The First Ship that tacked.—The British sixteenth-century war-ship Great Harry, a supposed model of which was shown at the Naval Exhibition at Chelsea, possessed a great historical interest, because she was the first war-ship to sail on the wind. Naval architecture, says Nature, "as a science, was not founded until it was discovered that ships could be, otherwise than by the aid of oars, taken to the quarter from which the wind was blowing. It must have seemed a great feat in those days—little less than necromancy. Fortunately for the timid intellects of our ancestors, the revelation broke upon them gently, for the rounded hulls, high topsides, and curiously rigged craft could not have sailed more than a point or two to windward. Still, it was the Great Harry, or one of her contemporaries, by means of which this new feature in seamanship was inaugurated—a feature by which the middle period in the world's history of naval warfare was created, and which enabled the sailors of those times to make a distinct advance upon the lessons taught them by their ancestors in the art of shipcraft."

The Kibanga Calendar.—According to the Algerian missionary, Father Vyncke, the negroes of Kibanga, on the western shore of the Tanganyika Lake, although the sun passes twice a year perpendicularly over their heads, take no account of its march, and have no idea of the solar year. But the moon plays an important part in their lives. They celebrate its reappearance with drumbeatings, gunshots, and cries of joy.
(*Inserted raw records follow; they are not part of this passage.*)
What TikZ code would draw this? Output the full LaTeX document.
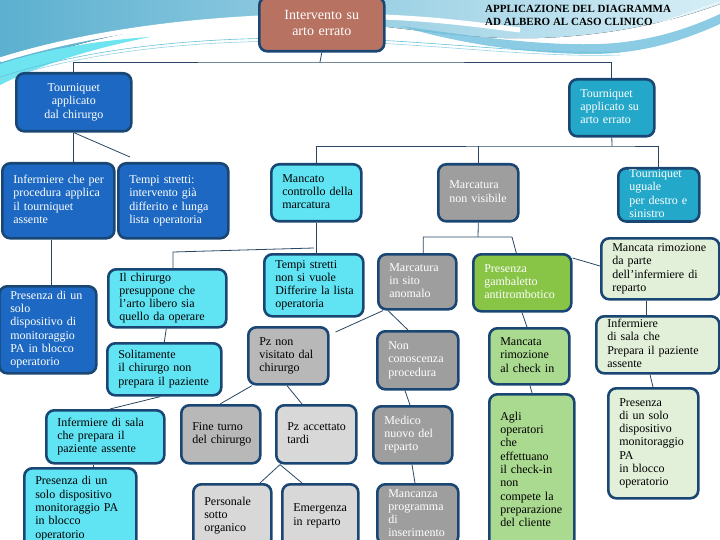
\documentclass[tikz,border=0pt]{standalone}
\usepackage{fontspec}
\setmainfont{Liberation Serif}
\usetikzlibrary{calc}
\definecolor{navy}{RGB}{26,70,116}
\definecolor{lnk}{RGB}{40,70,100}
\definecolor{cblue}{RGB}{28,104,194}
\definecolor{cteal}{RGB}{36,168,202}
\definecolor{ccyan}{RGB}{96,228,244}
\definecolor{cdgray}{RGB}{158,158,158}
\definecolor{cmgray}{RGB}{184,184,184}
\definecolor{clgray}{RGB}{216,216,216}
\definecolor{cgreen}{RGB}{136,196,70}
\definecolor{clgreen}{RGB}{170,218,144}
\definecolor{cpale}{RGB}{226,240,218}
\definecolor{cbrown}{RGB}{184,114,98}
\definecolor{bgA}{RGB}{92,176,208}
\definecolor{bgB}{RGB}{214,238,246}
\definecolor{bgC}{RGB}{110,190,220}
\definecolor{glow}{RGB}{110,228,240}
\newcommand{\tl}[1]{\begin{tabular}{@{}l@{}}#1\end{tabular}}
\newcommand{\tc}[1]{\begin{tabular}{@{}c@{}}#1\end{tabular}}
\tikzset{
  bx/.style={draw=navy, line width=2.6pt, rounded corners=8pt, anchor=north west,
    inner xsep=11pt, inner ysep=0pt, align=left, font=\fontsize{12}{13.3}\selectfont},
  wt/.style={text=white},
  bk/.style={text=black},
  ctr/.style={align=center},
  conn/.style={draw=lnk, line width=0.8pt},
}
% #1 style, #2 name, #3 x1, #4 y1, #5 x2, #6 y2, #7 text
\newcommand{\bnode}[7]{%
  \pgfmathsetmacro\bw{#5-#3}\pgfmathsetmacro\bh{#6-#4}\pgfmathsetmacro\tw{#5-#3-22}%
  \node[bx,#1,minimum width=\bw pt,minimum height=\bh pt,text width=\tw pt] (#2) at (#3,#4) {#7};}
\begin{document}
\begin{tikzpicture}[x=1pt,y=-1pt]
\useasboundingbox (0,0) rectangle (720,540);
\clip (0,0) rectangle (720,540);
% background header swoosh
\fill[left color=bgA, right color=bgB] (0,0) -- (720,0) -- (720,4)
  .. controls (650,30) and (560,44) .. (470,36)
  .. controls (390,29) and (330,16) .. (240,20)
  .. controls (140,25) and (60,45) .. (0,72) -- cycle;
\fill[bgC, opacity=.8] (400,26) .. controls (470,36) and (540,46) .. (600,44)
  .. controls (650,42) and (690,28) .. (720,14) -- (720,24)
  .. controls (680,42) and (640,54) .. (590,54)
  .. controls (530,54) and (460,44) .. (400,26) -- cycle;
\draw[white, line width=5pt] (0,60) .. controls (90,32) and (200,17) .. (330,16)
  .. controls (420,16) and (470,24) .. (520,30);
\fill[glow] (0,64) .. controls (40,51) and (90,41) .. (150,37)
  .. controls (90,49) and (40,65) .. (0,85) -- cycle;
\draw[cteal!70, line width=0.6pt] (0,77) .. controls (90,48) and (190,38) .. (300,38)
  .. controls (420,38) and (520,55) .. (620,52);
\draw[cteal!50, line width=0.6pt] (0,80) .. controls (90,51) and (190,41) .. (300,41)
  .. controls (420,41) and (520,58) .. (620,55);
\draw[white, line width=0.6pt] (610,40) -- (720,2);
\draw[white, line width=0.6pt] (630,40) -- (720,10);
% title
\node[anchor=north west, inner sep=0pt, align=left,
  font=\bfseries\fontsize{11}{13}\selectfont] (title) at (485,5)
  {APPLICAZIONE DEL DIAGRAMMA\\AD ALBERO AL CASO CLINICO};
% nodes
\bnode{fill=cbrown,wt,ctr,font=\fontsize{14}{16.5}\selectfont}{root}{258}{-4}{383}{50}{\tc{Intervento su\\arto errato}}
\bnode{fill=cblue,wt,ctr}{TL}{15}{72}{130}{130}{\tc{Tourniquet\\applicato\\dal chirurgo}}
\bnode{fill=cteal,wt}{TR}{568}{78}{653}{135}{\tl{Tourniquet\\applicato su\\arto errato}}
\bnode{fill=cblue,wt}{IC}{1}{162}{113}{237}{\tl{Infermiere che per\\procedura applica\\il tourniquet\\assente}}
\bnode{fill=cblue,wt}{TS}{117}{162}{227}{237}{\tl{Tempi stretti:\\intervento già\\differito e lunga\\lista operatoria}}
\bnode{fill=cblue,wt}{PD}{-2}{285}{95}{372}{\tl{Presenza di un\\solo\\dispositivo di\\monitoraggio\\PA in blocco\\operatorio}}
\bnode{fill=ccyan,bk}{MC}{270}{163}{360}{220}{\tl{Mancato\\controllo della\\marcatura}}
\bnode{fill=cdgray,wt}{MNV}{437}{163}{517}{220}{\tl{Marcatura\\non visibile}}
\bnode{fill=cteal,wt}{TU}{617}{167}{698}{220}{\tl{Tourniquet\\uguale\\per destro e\\sinistro}}
\bnode{fill=ccyan,bk}{TSV}{263}{253}{362}{315}{\tl{Tempi stretti\\non si vuole\\Differire la lista\\operatoria}}
\bnode{fill=ccyan,bk}{ICP}{107}{268}{225}{326}{\tl{Il chirurgo\\presuppone che\\l'arto libero sia\\quello da operare}}
\bnode{fill=ccyan,bk}{SOL}{106}{342}{220}{394}{\tl{Solitamente\\il chirurgo non\\prepara il paziente}}
\bnode{fill=ccyan,bk}{ISP}{45}{409}{163}{462}{\tl{Infermiere di sala\\che prepara il\\paziente assente}}
\bnode{fill=ccyan,bk}{PD2}{23}{467}{135}{548}{\tl{Presenza di un\\solo dispositivo\\monitoraggio PA\\in blocco\\operatorio}}
\bnode{fill=cmgray,bk}{PNV}{247}{326}{327}{383}{\tl{Pz non\\visitato dal\\chirurgo}}
\bnode{fill=cdgray,wt}{MSA}{377}{253}{455}{308}{\tl{Marcatura\\in sito\\anomalo}}
\bnode{fill=cgreen,wt}{PG}{472}{253}{570}{310}{\tl{Presenza\\gambaletto\\antitrombotico}}
\bnode{fill=cdgray,wt}{NC}{376}{330}{457}{388}{\tl{Non\\conoscenza\\procedura}}
\bnode{fill=cdgray,wt}{MN}{372}{405}{451}{462}{\tl{Medico\\nuovo del\\reparto}}
\bnode{fill=cdgray,wt}{MP}{376}{483}{457}{543}{\tl{Mancanza\\programma\\di\\inserimento}}
\bnode{fill=cmgray,bk}{FT}{180}{404}{259}{462}{\tl{Fine turno\\del chirurgo}}
\bnode{fill=clgray,bk}{PAT}{275}{404}{355}{462}{\tl{Pz accettato\\tardi}}
\bnode{fill=clgray,bk}{PS}{192}{483}{270}{546}{\tl{Personale\\sotto\\organico}}
\bnode{fill=clgray,bk}{EM}{281}{483}{357}{546}{\tl{Emergenza\\in reparto}}
\bnode{fill=clgreen,bk}{MRC}{488}{327}{568}{383}{\tl{Mancata\\rimozione\\al check in}}
\bnode{fill=clgreen,bk}{AO}{488}{393}{573}{546}{\tl{Agli\\operatori\\che\\effettuano\\il check-in\\non\\compete la\\preparazione\\del cliente}}
\bnode{fill=cpale,bk}{MRI}{600}{237}{718}{298}{\tl{Mancata rimozione\\da parte\\dell'infermiere di\\reparto}}
\bnode{fill=cpale,bk}{IS2}{595}{315}{718}{372}{\tl{Infermiere\\di sala che\\Prepara il paziente\\assente}}
\bnode{fill=cpale,bk}{PD3}{607}{387}{697}{497}{\tl{Presenza\\di un solo\\dispositivo\\monitoraggio\\PA\\in blocco\\operatorio}}
% junction coordinates
\coordinate (j1) at (320,62);
\coordinate (j2) at (612,146);
\coordinate (j3) at (314,248);
\coordinate (j4) at (173,252);
\coordinate (j5) at (478,237);
\coordinate (j6) at (512,237);
% connectors
\draw[conn] (root.south) -- (j1);
\draw[conn] (TL.north) |- (j1) -| (TR.north);
\draw[conn] (TL.south) -- (TL.south |- IC.north);
\draw[conn] (TL.south) -- ([xshift=13pt,yshift=5pt]TS.north west);
\draw[conn] ([xshift=50pt]IC.south west) -- ([xshift=50pt]IC.south west |- PD.north);
\draw[conn] (TR.south) -- (j2);
\draw[conn] (MC.north) |- (j2) -| (TU.north);
\draw[conn] (MNV.north) -- (MNV.north |- j2);
\draw[conn] (MC.south) -- (MC.south |- TSV.north);
\draw[conn] (j3) -- (j4) -- (j4 |- ICP.north);
\draw[conn] ([xshift=-1pt]ICP.south) -- (SOL.north);
\draw[conn] ([xshift=-4pt]SOL.south) -- ([xshift=65pt]ISP.north west);
\draw[conn] ([xshift=48pt]ISP.south west) -- ([xshift=70pt]PD2.north west);
\draw[conn] (MNV.south) -- (j5);
\draw[conn] ([xshift=6pt]MSA.north) |- (j5) -- (j6) -- ([xshift=-6pt]PG.north);
\draw[conn] ([xshift=6pt]MSA.south west) -- ([xshift=6pt,yshift=-6pt]PNV.north east);
\draw[conn] ([xshift=11pt]MSA.south west) -- ([xshift=32pt]NC.north west);
\draw[conn] ([xshift=29pt]NC.south west) -- ([xshift=38pt]MN.north west);
\draw[conn] ([xshift=40pt]MN.south west) -- ([xshift=39pt]MP.north west);
\draw[conn] ([xshift=5pt]PNV.south west) -- ([xshift=40pt]FT.north west);
\draw[conn] ([xshift=40pt]PNV.south west) -- ([xshift=27pt]PAT.north west);
\draw[conn] ([xshift=5pt]PAT.south west) -- ([xshift=68pt]PS.north west);
\draw[conn] ([xshift=5pt]PAT.south west) -- ([xshift=21pt]EM.north west);
\draw[conn] ([xshift=50pt]PG.south west) -- ([xshift=39pt]MRC.north west);
\draw[conn] ([xshift=42pt]MRC.south west) -- ([xshift=44pt]AO.north west);
\draw[conn] ([yshift=-5pt]PG.north east) -- ([yshift=-29pt]MRI.north west);
\draw[conn] ([xshift=46pt]MRI.south west) -- ([xshift=51pt]IS2.north west);
\draw[conn] ([xshift=55pt]IS2.south west) -- ([xshift=46pt]PD3.north west);
\end{tikzpicture}
\end{document}
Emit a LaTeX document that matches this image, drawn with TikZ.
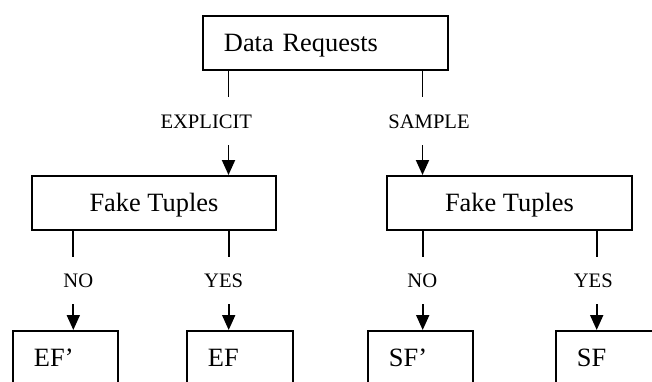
\documentclass[tikz,border=0pt]{standalone}
\usepackage{fontspec}
\setmainfont{Liberation Serif}
\usetikzlibrary{arrows.meta}
\begin{document}
\begin{tikzpicture}[x=1pt,y=-1pt,
  line width=1.9pt,
  box/.style={draw, line width=1.9pt, anchor=north west, minimum height=54pt,
    inner sep=0pt, text height=21pt, text depth=3pt,
    font=\fontsize{26.4}{30}\selectfont},
  padbox/.style={box, minimum width=#1, text width=#1, align=left},
  lbl/.style={anchor=base, inner sep=0pt, font=\fontsize{20.6}{24}\selectfont},
  arr/.style={-{Triangle[length=15pt,width=13pt]}}]
\useasboundingbox (0,0) rectangle (652,381);
\clip (0,0) rectangle (652,381);

% request box and the two decision boxes
\node[padbox=245pt] (dr) at (202,15) {\hspace*{21pt}Data Requests};
\node[box, minimum width=244pt] (ftl) at (31,175) {Fake Tuples};
\node[box, minimum width=245pt] (ftr) at (386,175) {Fake Tuples};

% result boxes along the bottom edge
\node[padbox=105pt] (efp) at (12,330)  {\hspace*{21pt}EF’};
\node[padbox=106pt] (ef)  at (186,330) {\hspace*{21pt}EF};
\node[padbox=105pt] (sfp) at (367,330) {\hspace*{21pt}SF’};
\node[padbox=105pt] (sf)  at (555,330) {\hspace*{21pt}SF};

% branch labels
\node[lbl] (lexp) at (206.3,128.3) {EXPLICIT};
\node[lbl] (lsmp) at (429,128.3) {SAMPLE};
\node[lbl] (lno1) at (78.3,287.3) {NO};
\node[lbl] (lyes1) at (223.7,287.3) {YES};
\node[lbl] (lno2) at (422.3,287.3) {NO};
\node[lbl] (lyes2) at (593.3,287.3) {YES};

% stub ends and arrow starts
\coordinate (s1) at (228.5,97);  \coordinate (a1) at (228.5,145);
\coordinate (s2) at (422.5,97);  \coordinate (a2) at (422.5,145);
\coordinate (s3) at (73.3,257);  \coordinate (a3) at (73.3,304);
\coordinate (s4) at (228.7,257); \coordinate (a4) at (228.7,304);
\coordinate (s5) at (422.7,257); \coordinate (a5) at (422.7,304);
\coordinate (s6) at (596.7,257); \coordinate (a6) at (596.7,304);

% connectors
\draw (dr.south -| s1) -- (s1);
\draw (dr.south -| s2) -- (s2);
\draw[arr] (a1) -- (a1 |- ftl.north);
\draw[arr] (a2) -- (a2 |- ftr.north);

\draw (ftl.south -| s3) -- (s3);
\draw (ftl.south -| s4) -- (s4);
\draw (ftr.south -| s5) -- (s5);
\draw (ftr.south -| s6) -- (s6);
\draw[arr] (a3) -- (a3 |- efp.north);
\draw[arr] (a4) -- (a4 |- ef.north);
\draw[arr] (a5) -- (a5 |- sfp.north);
\draw[arr] (a6) -- (a6 |- sf.north);
\end{tikzpicture}
\end{document}
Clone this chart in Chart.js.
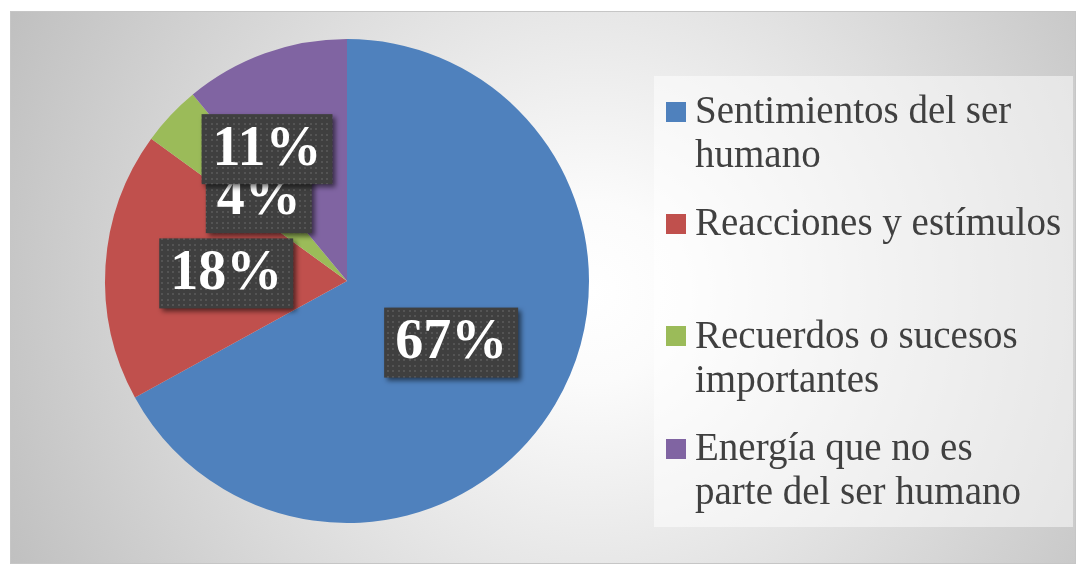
<!DOCTYPE html>
<html>
<head>
<meta charset="utf-8">
<script src="https://cdn.jsdelivr.net/npm/chart.js@4.4.1/dist/chart.umd.min.js"></script>
<style>
    html, body { margin: 0; padding: 0; background: #fff; }
    #wrap { position: relative; width: 1076px; height: 565px; overflow: hidden; }
    #frame {
        position: absolute; left: 10px; top: 11px; width: 1064px; height: 551px;
        border: 1px solid #c6c6c6;
        background: radial-gradient(circle at 580px 280px, #ffffff 0px, #fbfbfb 90px, #bfbfbf 650px);
    }
    #pie { position: absolute; left: 0; top: 0; }
    #legend {
        position: absolute; left: 654px; top: 76px; width: 419px; height: 451px;
        background: rgba(255, 255, 255, 0.5);
        font-family: "Liberation Serif", serif; font-size: 39px; line-height: 44px; color: #404040;
    }
    .item { position: absolute; left: 0; }
    .item .box { position: absolute; left: 12px; top: 13.5px; width: 20px; height: 20px; }
    .item .txt { position: absolute; left: 41px; top: 0; white-space: nowrap; }
</style>
</head>
<body>
<div id="wrap">
    <div id="frame"></div>
    <canvas id="pie" width="1076" height="565"></canvas>
    <div id="legend"></div>
</div>
<script>
// Chart data
const categories = [
    ['Sentimientos del ser', 'humano'],
    ['Reacciones y estímulos'],
    ['Recuerdos o sucesos', 'importantes'],
    ['Energía que no es', 'parte del ser humano']
];
const percents = [67, 18, 4, 11];
const sliceColors = ['#4f81bd', '#c0504d', '#9bbb59', '#8064a2'];

// label placement tweaks (px), 11% was pushed out of the way in the original
const labelNudge = [[0, 0], [0, 0], [0, 0], [-39, -18]];

/**
 * Dotted dark fill used behind the data labels
 */
function makeDotPattern(ctx) {
    const c = document.createElement('canvas');
    c.width = 11; c.height = 11;
    const p = c.getContext('2d');
    p.fillStyle = '#3f3f3f';
    p.fillRect(0, 0, 11, 11);
    p.fillStyle = '#545454';
    p.fillRect(2, 2, 2, 2);
    p.fillRect(7, 2, 2, 2);
    p.fillRect(2, 7, 2, 2);
    p.fillRect(7, 7, 2, 2);
    return ctx.createPattern(c, 'repeat');
}

const boxLabels = {
    id: 'boxLabels',
    afterDatasetsDraw(chart) {
        const ctx = chart.ctx;
        const meta = chart.getDatasetMeta(0);
        const pattern = makeDotPattern(ctx);
        ctx.save();
        ctx.font = 'bold 56px "Liberation Serif", serif';
        ctx.textAlign = 'center';
        ctx.textBaseline = 'middle';
        meta.data.forEach((arc, i) => {
            const p = arc.getProps(['x', 'y', 'startAngle', 'endAngle', 'outerRadius'], true);
            const mid = (p.startAngle + p.endAngle) / 2;
            const cx = p.x + Math.cos(mid) * p.outerRadius * 0.5 + labelNudge[i][0];
            const cy = p.y + Math.sin(mid) * p.outerRadius * 0.5 + labelNudge[i][1];
            const text = percents[i] + '%';
            const w = ctx.measureText(text).width + 22;
            const h = 70;

            ctx.save();
            ctx.shadowColor = 'rgba(0, 0, 0, 0.55)';
            ctx.shadowBlur = 5;
            ctx.shadowOffsetX = 3;
            ctx.shadowOffsetY = 3;
            ctx.fillStyle = pattern;
            ctx.fillRect(cx - w / 2, cy - h / 2, w, h);
            ctx.restore();

            ctx.fillStyle = '#ffffff';
            ctx.fillText(text, cx, cy + 1);
        });
        ctx.restore();
    }
};

new Chart(document.getElementById('pie'), {
    type: 'pie',
    data: {
        labels: categories,
        datasets: [{
            data: percents,
            backgroundColor: sliceColors,
            borderWidth: 0
        }]
    },
    options: {
        responsive: false,
        animation: false,
        layout: { padding: { left: 105, right: 487, top: 39, bottom: 42 } },
        plugins: {
            legend: { display: false },
            tooltip: { enabled: false }
        }
    },
    plugins: [boxLabels]
});

// HTML legend
const legend = document.getElementById('legend');
categories.forEach((lines, i) => {
    const item = document.createElement('div');
    item.className = 'item';
    item.style.top = (12 + i * 112.4) + 'px';
    item.innerHTML = '<div class="box" style="background:' + sliceColors[i] + '"></div>' +
        '<div class="txt">' + lines.join('<br>') + '</div>';
    legend.appendChild(item);
});
</script>
</body>
</html>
The new moon is celebrated with general dancing by most of the African tribes; and to keep the run of its age they have a bundle of twenty-eight or thirty sticks, from which they take one every day. The stars are consulted for the determination of the seasons, and to know when it is time for work in the fields, fishing, etc. The rising of the Pleiades marks seed-sowing time and is celebrated by feasts in honor of the dead, and the constellation is given a name, Kiti, significant of the fact. The milky way is designated by a name signifying the line between the dry and the rainy seasons, because when it rises at sunset the rainy season begins. The rising of Orion's belt determines the beginning of an important fishery. When another star, not named by Father Vyncke, reaches the zenith, the women begin to pound manioc. Aldebaran is the Northern, and Sirius the Southern Jewel. The Centaur, the Southern Cross, and the Ship, with the star Canopus, all invisible in the North, are called by the natives "paths" and "tens," because they are on the road to the south pole and are composed of many stars.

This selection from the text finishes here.